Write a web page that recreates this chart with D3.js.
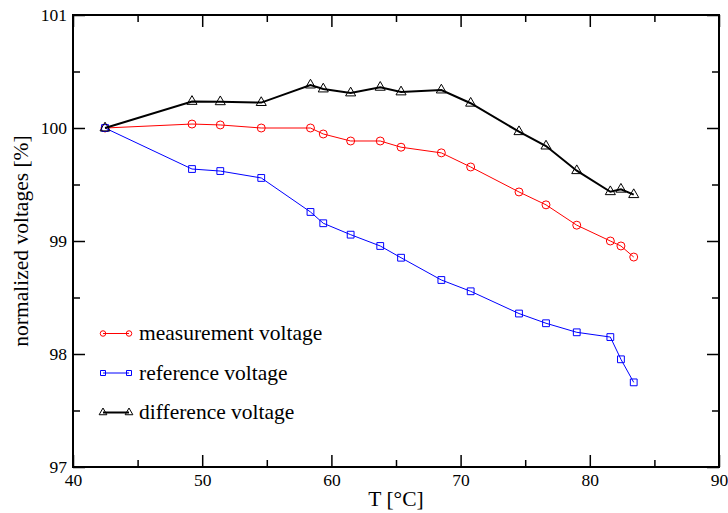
<!DOCTYPE html>
<meta charset="utf-8">
<style>
body { margin: 0; background: #fff; }
svg text { font-family: "Liberation Serif", "DejaVu Serif", serif; }
.domain { display: none; }
</style>
<svg width="728" height="513"></svg>
<script src="https://d3js.org/d3.v7.min.js"></script>
<script>

var temps = [42.48, 49.21, 51.40, 54.57, 58.38, 59.37, 61.49, 63.78, 65.39, 68.51, 70.78, 74.52, 76.61, 78.99, 81.59, 82.41, 83.40];
var measurement = [100.0, 100.035, 100.027, 100.0, 100.0, 99.947, 99.885, 99.885, 99.83, 99.78, 99.655, 99.434, 99.32, 99.14, 99.0, 98.956, 98.858];
var reference = [100.0, 99.637, 99.619, 99.558, 99.257, 99.157, 99.056, 98.956, 98.852, 98.655, 98.555, 98.358, 98.272, 98.192, 98.15, 97.953, 97.749];
var difference = [100.0, 100.235, 100.232, 100.225, 100.38, 100.345, 100.31, 100.36, 100.319, 100.336, 100.219, 99.967, 99.84, 99.622, 99.436, 99.458, 99.41];

var xTicks = [40, 50, 60, 70, 80, 90];
var yTicks = [97, 98, 99, 100, 101];
var xMinor = [45, 55, 65, 75, 85];
var yMinor = [97.5, 98.5, 99.5, 100.5];

var series = [
  {name: "measurement voltage", values: measurement, color: "#ff0000", width: 1, symbol: "circle"},
  {name: "reference voltage", values: reference, color: "#0000ff", width: 1, symbol: "square"},
  {name: "difference voltage", values: difference, color: "#000000", width: 2, symbol: "triangle"}
];

var svg = d3.select("svg"),
    margin = {top: 15, right: 9, bottom: 46, left: 73},
    width = +svg.attr("width") - margin.left - margin.right,
    height = +svg.attr("height") - margin.top - margin.bottom,
    g = svg.append("g").attr("transform", "translate(" + margin.left + "," + margin.top + ")");

var x = d3.scaleLinear().domain([40, 90]).range([0, width]);
var y = d3.scaleLinear().domain([97, 101]).range([height, 0]);

function styleTicks(sel, w) {
  sel.selectAll(".tick line").attr("stroke", "#000").attr("stroke-width", w);
  sel.selectAll(".tick text").attr("font-size", 17.5).attr("fill", "#000");
}

// major ticks (inward) on all four sides
g.append("g").attr("transform", "translate(0," + height + ")")
  .call(d3.axisBottom(x).tickValues(xTicks).tickSize(-12).tickPadding(7).tickFormat(d3.format("d")))
  .call(styleTicks, 1.5);
g.append("g")
  .call(d3.axisLeft(y).tickValues(yTicks).tickSize(-12).tickPadding(6).tickFormat(d3.format("d")))
  .call(styleTicks, 1.5);
g.append("g")
  .call(d3.axisTop(x).tickValues(xTicks).tickSize(-12).tickFormat(""))
  .call(styleTicks, 1.5);
g.append("g").attr("transform", "translate(" + width + ",0)")
  .call(d3.axisRight(y).tickValues(yTicks).tickSize(-12).tickFormat(""))
  .call(styleTicks, 1.5);

// minor ticks
g.append("g").attr("transform", "translate(0," + height + ")")
  .call(d3.axisBottom(x).tickValues(xMinor).tickSize(-7).tickFormat(""))
  .call(styleTicks, 1.5);
g.append("g")
  .call(d3.axisTop(x).tickValues(xMinor).tickSize(-7).tickFormat(""))
  .call(styleTicks, 1.5);
g.append("g")
  .call(d3.axisLeft(y).tickValues(yMinor).tickSize(-7).tickFormat(""))
  .call(styleTicks, 1.5);
g.append("g").attr("transform", "translate(" + width + ",0)")
  .call(d3.axisRight(y).tickValues(yMinor).tickSize(-7).tickFormat(""))
  .call(styleTicks, 1.5);

g.append("rect")
  .attr("width", width).attr("height", height)
  .attr("fill", "none").attr("stroke", "#000").attr("stroke-width", 2);

var symbolTypes = {circle: d3.symbolCircle, square: d3.symbolSquare, triangle: d3.symbolTriangle};
var symbolSizes = {circle: 50, square: 46, triangle: 44};
var legendSizes = {circle: 24, square: 25, triangle: 26};

var line = d3.line()
  .x(function(d) { return x(d.t); })
  .y(function(d) { return y(d.v); });

series.forEach(function(s) {
  var pts = temps.map(function(t, i) { return {t: t, v: s.values[i]}; });
  g.append("path")
    .datum(pts)
    .attr("fill", "none")
    .attr("stroke", s.color)
    .attr("stroke-width", s.width)
    .attr("d", line);
  g.append("g").selectAll("path")
    .data(pts)
    .enter().append("path")
      .attr("transform", function(d) { return "translate(" + x(d.t) + "," + y(d.v) + ")"; })
      .attr("d", d3.symbol().type(symbolTypes[s.symbol]).size(symbolSizes[s.symbol]))
      .attr("fill", "none")
      .attr("stroke", s.color)
      .attr("stroke-width", 1);
});

// legend
var legend = g.append("g")
  .selectAll("g")
  .data(series)
  .enter().append("g")
    .attr("transform", function(d, i) { return "translate(30," + (318.5 + i * 39.5) + ")"; });

legend.append("line")
  .attr("x1", 0).attr("x2", 26)
  .attr("stroke", function(d) { return d.color; })
  .attr("stroke-width", function(d) { return d.width; });

legend.each(function(d) {
  d3.select(this).selectAll(".sym")
    .data([0, 26])
    .enter().append("path")
      .attr("transform", function(px) { return "translate(" + px + ",0)"; })
      .attr("d", d3.symbol().type(symbolTypes[d.symbol]).size(legendSizes[d.symbol]))
      .attr("fill", "none")
      .attr("stroke", d.color)
      .attr("stroke-width", 1);
});

legend.append("text")
  .attr("x", 36)
  .attr("dy", "0.32em")
  .attr("font-size", 21.5)
  .text(function(d) { return d.name; });

// axis titles
svg.append("text")
  .attr("x", margin.left + width / 2)
  .attr("y", 506)
  .attr("text-anchor", "middle")
  .attr("font-size", 21.5)
  .text("T [°C]");

svg.append("text")
  .attr("transform", "translate(28," + (margin.top + height / 2) + ") rotate(-90)")
  .attr("text-anchor", "middle")
  .attr("font-size", 21.5)
  .text("normalized voltages [%]");

</script>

WHAT TO WORK ON: Reproduce the material word for word. Any pictures should be left out of the copy.

WRITTEN SOLUTION:
Write a web page that recreates this chart with D3.js.
<!DOCTYPE html>
<meta charset="utf-8">
<style>
body { margin: 0; background: #fff; }
svg text { font-family: "Liberation Serif", "DejaVu Serif", serif; }
.domain { display: none; }
</style>
<svg width="728" height="513"></svg>
<script src="https://d3js.org/d3.v7.min.js"></script>
<script>

var temps = [42.48, 49.21, 51.40, 54.57, 58.38, 59.37, 61.49, 63.78, 65.39, 68.51, 70.78, 74.52, 76.61, 78.99, 81.59, 82.41, 83.40];
var measurement = [100.0, 100.035, 100.027, 100.0, 100.0, 99.947, 99.885, 99.885, 99.83, 99.78, 99.655, 99.434, 99.32, 99.14, 99.0, 98.956, 98.858];
var reference = [100.0, 99.637, 99.619, 99.558, 99.257, 99.157, 99.056, 98.956, 98.852, 98.655, 98.555, 98.358, 98.272, 98.192, 98.15, 97.953, 97.749];
var difference = [100.0, 100.235, 100.232, 100.225, 100.38, 100.345, 100.31, 100.36, 100.319, 100.336, 100.219, 99.967, 99.84, 99.622, 99.436, 99.458, 99.41];

var xTicks = [40, 50, 60, 70, 80, 90];
var yTicks = [97, 98, 99, 100, 101];
var xMinor = [45, 55, 65, 75, 85];
var yMinor = [97.5, 98.5, 99.5, 100.5];

var series = [
  {name: "measurement voltage", values: measurement, color: "#ff0000", width: 1, symbol: "circle"},
  {name: "reference voltage", values: reference, color: "#0000ff", width: 1, symbol: "square"},
  {name: "difference voltage", values: difference, color: "#000000", width: 2, symbol: "triangle"}
];

var svg = d3.select("svg"),
    margin = {top: 15, right: 9, bottom: 46, left: 73},
    width = +svg.attr("width") - margin.left - margin.right,
    height = +svg.attr("height") - margin.top - margin.bottom,
    g = svg.append("g").attr("transform", "translate(" + margin.left + "," + margin.top + ")");

var x = d3.scaleLinear().domain([40, 90]).range([0, width]);
var y = d3.scaleLinear().domain([97, 101]).range([height, 0]);

function styleTicks(sel, w) {
  sel.selectAll(".tick line").attr("stroke", "#000").attr("stroke-width", w);
  sel.selectAll(".tick text").attr("font-size", 17.5).attr("fill", "#000");
}

// major ticks (inward) on all four sides
g.append("g").attr("transform", "translate(0," + height + ")")
  .call(d3.axisBottom(x).tickValues(xTicks).tickSize(-12).tickPadding(7).tickFormat(d3.format("d")))
  .call(styleTicks, 1.5);
g.append("g")
  .call(d3.axisLeft(y).tickValues(yTicks).tickSize(-12).tickPadding(6).tickFormat(d3.format("d")))
  .call(styleTicks, 1.5);
g.append("g")
  .call(d3.axisTop(x).tickValues(xTicks).tickSize(-12).tickFormat(""))
  .call(styleTicks, 1.5);
g.append("g").attr("transform", "translate(" + width + ",0)")
  .call(d3.axisRight(y).tickValues(yTicks).tickSize(-12).tickFormat(""))
  .call(styleTicks, 1.5);

// minor ticks
g.append("g").attr("transform", "translate(0," + height + ")")
  .call(d3.axisBottom(x).tickValues(xMinor).tickSize(-7).tickFormat(""))
  .call(styleTicks, 1.5);
g.append("g")
  .call(d3.axisTop(x).tickValues(xMinor).tickSize(-7).tickFormat(""))
  .call(styleTicks, 1.5);
g.append("g")
  .call(d3.axisLeft(y).tickValues(yMinor).tickSize(-7).tickFormat(""))
  .call(styleTicks, 1.5);
g.append("g").attr("transform", "translate(" + width + ",0)")
  .call(d3.axisRight(y).tickValues(yMinor).tickSize(-7).tickFormat(""))
  .call(styleTicks, 1.5);

g.append("rect")
  .attr("width", width).attr("height", height)
  .attr("fill", "none").attr("stroke", "#000").attr("stroke-width", 2);

var symbolTypes = {circle: d3.symbolCircle, square: d3.symbolSquare, triangle: d3.symbolTriangle};
var symbolSizes = {circle: 50, square: 46, triangle: 44};
var legendSizes = {circle: 24, square: 25, triangle: 26};

var line = d3.line()
  .x(function(d) { return x(d.t); })
  .y(function(d) { return y(d.v); });

series.forEach(function(s) {
  var pts = temps.map(function(t, i) { return {t: t, v: s.values[i]}; });
  g.append("path")
    .datum(pts)
    .attr("fill", "none")
    .attr("stroke", s.color)
    .attr("stroke-width", s.width)
    .attr("d", line);
  g.append("g").selectAll("path")
    .data(pts)
    .enter().append("path")
      .attr("transform", function(d) { return "translate(" + x(d.t) + "," + y(d.v) + ")"; })
      .attr("d", d3.symbol().type(symbolTypes[s.symbol]).size(symbolSizes[s.symbol]))
      .attr("fill", "none")
      .attr("stroke", s.color)
      .attr("stroke-width", 1);
});

// legend
var legend = g.append("g")
  .selectAll("g")
  .data(series)
  .enter().append("g")
    .attr("transform", function(d, i) { return "translate(30," + (318.5 + i * 39.5) + ")"; });

legend.append("line")
  .attr("x1", 0).attr("x2", 26)
  .attr("stroke", function(d) { return d.color; })
  .attr("stroke-width", function(d) { return d.width; });

legend.each(function(d) {
  d3.select(this).selectAll(".sym")
    .data([0, 26])
    .enter().append("path")
      .attr("transform", function(px) { return "translate(" + px + ",0)"; })
      .attr("d", d3.symbol().type(symbolTypes[d.symbol]).size(legendSizes[d.symbol]))
      .attr("fill", "none")
      .attr("stroke", d.color)
      .attr("stroke-width", 1);
});

legend.append("text")
  .attr("x", 36)
  .attr("dy", "0.32em")
  .attr("font-size", 21.5)
  .text(function(d) { return d.name; });

// axis titles
svg.append("text")
  .attr("x", margin.left + width / 2)
  .attr("y", 506)
  .attr("text-anchor", "middle")
  .attr("font-size", 21.5)
  .text("T [°C]");

svg.append("text")
  .attr("transform", "translate(28," + (margin.top + height / 2) + ") rotate(-90)")
  .attr("text-anchor", "middle")
  .attr("font-size", 21.5)
  .text("normalized voltages [%]");

</script>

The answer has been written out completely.